Yesterday, I attended a sermon where the pastor spoke about how dating apps are creating unrealistic expectations in relationships. This got me thinking about relational entitlement and how it impacts our satisfaction and the satisfaction of our partners. Relational entitlement refers to the unconscious measuring of whether a partner is "good enough".
The Study of Relational Entitlement
A study by Sivan George-Levi and collaborators (2014) at Bar-Ilan University explored relational entitlement among adults in their 50s who had been married since their 20s. Unlike studies that typically survey college students, this study examined individuals with extensive shared experiences. The researchers also surveyed both partners in heterosexual marriages, providing deeper insights into the dynamics of relational entitlement and satisfaction.
The study defined relational entitlement across four subscales:
Excessive Entitlement: Feeling "owed" something in the relationship and constantly looking for something better.
Entitlement Expectations: Expecting a partner to provide excessive attention and understanding.
Restricted Entitlement: Feeling undeserving and unable to express one's needs in the relationship.
Assertive Entitlement: Believing one's needs in a relationship should be met and standing up for one's rights.

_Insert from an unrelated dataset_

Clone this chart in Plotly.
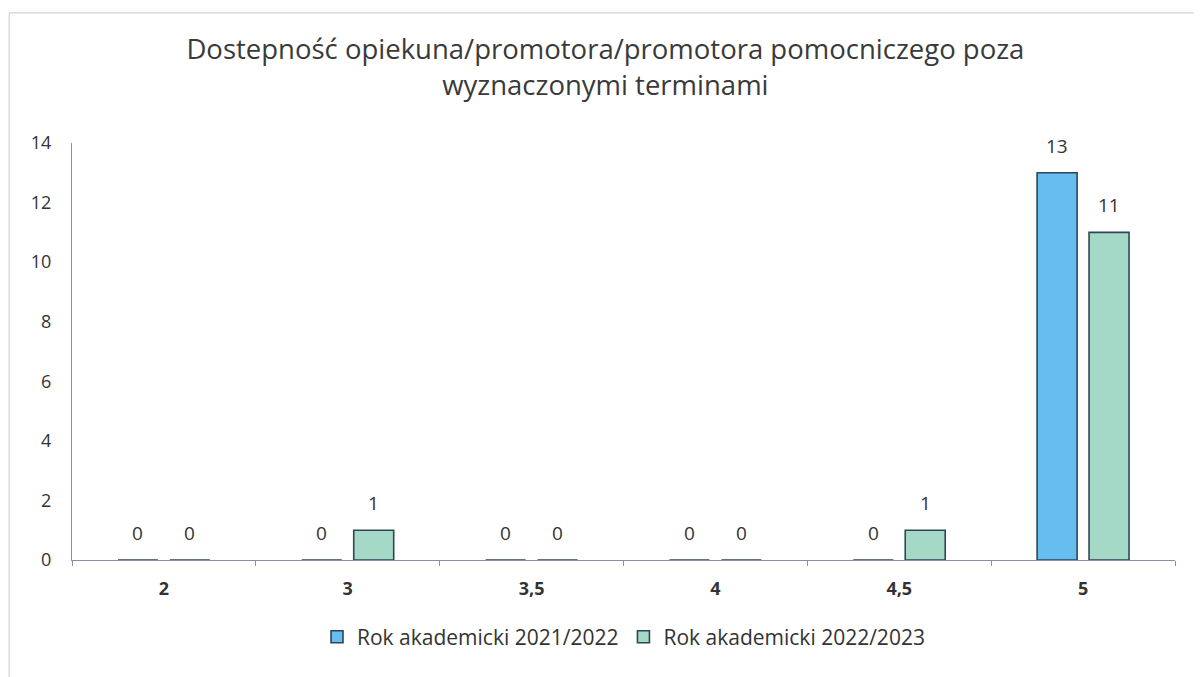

The study found that individuals with high scores on the excessive and restricted entitlement scales were characterized as having conflicted entitlement. This means that having an extremely high or low view of oneself and one's needs can lead to chronic unhappiness because a partner will never be able to fulfill those expectations. Conversely, partners reported more satisfaction when individuals expressed and articulated their expectations.
Dating Apps and the Illusion of Choice
Dating apps may exacerbate issues with relational entitlement by creating an illusion of unlimited choice. As one interviewee noted, dating apps allow you to meet many people easily. While this "quantity over quality" approach expands the dating pool, it can also lead to superficial connections and a constant search for someone "better."
One of the perceived benefits of dating apps is that they diminish the possibility of awkwardness or embarrassment. As a Ph.D. student at Duke University noted, dating apps allow you to convey your attraction to someone without any of the costs of potential real-world rejection.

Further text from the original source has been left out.